C’est certainement cette obsession de synthèse qui a fait que Talbi n’était aimé ni par les modernistes de tous poils, qui lui reprochaient ce qu’ils considéraient comme le fétichisme des origines et le diktat du texte, ni par les traditionalistes qui étaient dans l’autosatisfaction.
L’activiste ou le chantre de la liberté
La troisième vie commence quand il se fait le chantre de la liberté sous Benali au sein d’une association qui n’eut jamais le quitus des autorités. Dans les colonnes d’«Al Hayat», en 1997, Talbi avait rappelé le fâcheux précédent d’un calife abbasside qui, du haut du minbar le jour de l’Aïd El Kébir, avait proclamé qu’il allait sacrifier un opposant. En terminant son sermon, il a passé la lame sur la gorge du alem impénitent devant les fidèles.

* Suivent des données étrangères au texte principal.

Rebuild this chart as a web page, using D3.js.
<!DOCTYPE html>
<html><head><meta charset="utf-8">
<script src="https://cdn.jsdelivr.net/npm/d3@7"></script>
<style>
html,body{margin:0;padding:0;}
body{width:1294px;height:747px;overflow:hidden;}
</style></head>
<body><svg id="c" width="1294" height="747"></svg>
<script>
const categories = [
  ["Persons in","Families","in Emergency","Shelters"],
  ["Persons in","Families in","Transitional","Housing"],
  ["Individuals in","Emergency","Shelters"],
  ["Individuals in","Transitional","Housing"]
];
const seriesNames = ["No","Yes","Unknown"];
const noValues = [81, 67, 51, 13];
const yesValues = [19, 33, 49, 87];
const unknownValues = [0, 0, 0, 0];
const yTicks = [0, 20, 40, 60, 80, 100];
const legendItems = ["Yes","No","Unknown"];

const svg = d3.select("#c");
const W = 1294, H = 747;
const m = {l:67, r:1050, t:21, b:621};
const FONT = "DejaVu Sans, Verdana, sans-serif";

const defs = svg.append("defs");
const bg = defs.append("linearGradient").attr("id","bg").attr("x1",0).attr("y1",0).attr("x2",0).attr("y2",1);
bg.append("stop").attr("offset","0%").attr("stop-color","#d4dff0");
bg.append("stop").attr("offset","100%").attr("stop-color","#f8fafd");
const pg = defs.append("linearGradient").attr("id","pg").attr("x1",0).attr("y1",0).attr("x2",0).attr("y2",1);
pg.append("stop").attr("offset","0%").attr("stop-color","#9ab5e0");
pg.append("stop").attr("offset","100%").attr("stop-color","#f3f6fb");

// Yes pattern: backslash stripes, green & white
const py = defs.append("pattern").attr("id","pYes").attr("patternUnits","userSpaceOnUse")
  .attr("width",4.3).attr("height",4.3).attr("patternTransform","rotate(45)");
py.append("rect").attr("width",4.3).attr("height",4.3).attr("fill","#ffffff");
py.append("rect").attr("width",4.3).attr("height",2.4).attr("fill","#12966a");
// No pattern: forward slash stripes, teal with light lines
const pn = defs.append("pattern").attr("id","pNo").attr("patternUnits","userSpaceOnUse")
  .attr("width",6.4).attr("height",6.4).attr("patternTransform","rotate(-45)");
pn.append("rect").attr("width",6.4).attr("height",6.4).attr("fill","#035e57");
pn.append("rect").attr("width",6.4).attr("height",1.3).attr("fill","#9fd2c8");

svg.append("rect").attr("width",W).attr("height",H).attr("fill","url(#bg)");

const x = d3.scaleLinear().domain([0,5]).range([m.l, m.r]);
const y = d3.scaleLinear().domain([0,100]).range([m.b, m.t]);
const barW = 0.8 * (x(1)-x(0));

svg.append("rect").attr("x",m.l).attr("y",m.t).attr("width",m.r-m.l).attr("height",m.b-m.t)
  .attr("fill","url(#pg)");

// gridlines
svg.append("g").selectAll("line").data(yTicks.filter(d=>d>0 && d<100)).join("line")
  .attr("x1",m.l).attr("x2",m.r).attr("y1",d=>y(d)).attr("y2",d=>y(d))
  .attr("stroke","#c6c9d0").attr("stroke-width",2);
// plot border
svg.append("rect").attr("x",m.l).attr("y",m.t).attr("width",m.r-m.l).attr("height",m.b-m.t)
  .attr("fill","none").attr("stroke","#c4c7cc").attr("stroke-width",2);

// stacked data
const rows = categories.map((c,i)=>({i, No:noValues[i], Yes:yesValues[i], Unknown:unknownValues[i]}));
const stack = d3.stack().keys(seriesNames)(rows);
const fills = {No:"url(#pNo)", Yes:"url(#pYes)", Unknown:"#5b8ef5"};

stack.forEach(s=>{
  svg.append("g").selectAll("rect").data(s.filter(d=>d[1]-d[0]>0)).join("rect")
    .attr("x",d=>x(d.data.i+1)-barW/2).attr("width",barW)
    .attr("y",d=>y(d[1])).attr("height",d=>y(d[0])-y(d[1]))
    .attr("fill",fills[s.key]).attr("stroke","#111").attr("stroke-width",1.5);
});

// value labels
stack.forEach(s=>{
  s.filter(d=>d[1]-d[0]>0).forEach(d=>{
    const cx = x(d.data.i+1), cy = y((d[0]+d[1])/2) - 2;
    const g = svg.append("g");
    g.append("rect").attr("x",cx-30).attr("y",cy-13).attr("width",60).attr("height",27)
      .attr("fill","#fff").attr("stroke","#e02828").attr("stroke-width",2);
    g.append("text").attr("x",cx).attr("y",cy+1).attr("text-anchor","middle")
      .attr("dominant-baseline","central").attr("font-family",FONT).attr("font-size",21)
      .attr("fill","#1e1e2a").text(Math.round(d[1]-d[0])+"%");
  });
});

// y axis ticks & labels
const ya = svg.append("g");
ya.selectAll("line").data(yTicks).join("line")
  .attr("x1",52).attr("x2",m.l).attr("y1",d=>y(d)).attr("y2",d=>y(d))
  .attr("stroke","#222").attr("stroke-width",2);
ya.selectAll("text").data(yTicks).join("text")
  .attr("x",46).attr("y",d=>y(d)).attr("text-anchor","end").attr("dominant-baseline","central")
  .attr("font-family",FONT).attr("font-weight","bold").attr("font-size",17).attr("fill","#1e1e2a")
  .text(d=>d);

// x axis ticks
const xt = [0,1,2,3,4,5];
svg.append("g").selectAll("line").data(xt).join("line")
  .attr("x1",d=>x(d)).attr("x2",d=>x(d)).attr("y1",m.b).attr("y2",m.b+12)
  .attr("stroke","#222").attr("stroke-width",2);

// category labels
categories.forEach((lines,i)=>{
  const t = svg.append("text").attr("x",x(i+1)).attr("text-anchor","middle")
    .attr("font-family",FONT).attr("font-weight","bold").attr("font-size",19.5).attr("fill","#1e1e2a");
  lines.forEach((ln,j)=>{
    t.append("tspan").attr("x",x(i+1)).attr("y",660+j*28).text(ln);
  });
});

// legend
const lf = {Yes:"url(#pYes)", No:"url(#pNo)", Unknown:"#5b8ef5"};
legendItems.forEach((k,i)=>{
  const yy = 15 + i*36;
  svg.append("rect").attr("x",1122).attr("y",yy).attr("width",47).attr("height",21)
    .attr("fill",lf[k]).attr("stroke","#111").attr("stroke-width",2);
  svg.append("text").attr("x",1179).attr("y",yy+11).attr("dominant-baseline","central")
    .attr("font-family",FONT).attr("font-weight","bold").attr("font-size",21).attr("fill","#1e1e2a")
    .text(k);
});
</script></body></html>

C’est une métaphore sur ce qu’encouraient les intellectuels dans le monde arabe. Talbi subit la chape de plomb du système Benali : filature, interpellation, tracasseries, dénigrements… En 2011, il publie un livre osé, «Goulag et démocratie» (en français), à compte d’auteur, faute d’éditeur. Il y cite une anecdote que les Tunisiens se racontaient sous cape, celle d’un chien tunisien bien nourri qui passe la frontière algérienne. à la frontière, le chien repu rencontre le chien algérien, famélique et cadavérique. «Que cherches-tu, lui demande le chien famélique, il n’y a rien à manger par là». «Peut-être, réplique le chien repu, mais je veux aboyer. J’en suis interdit chez moi».
Autrement dit, l’homme ne vit pas que de pain. C’était le credo de ce grand intellectuel, pour qui le renouveau ne peut se faire sans la liberté ni la raison. Mais il ne se fera pas non plus avec la haine de soi ou l’aliénation culturelle.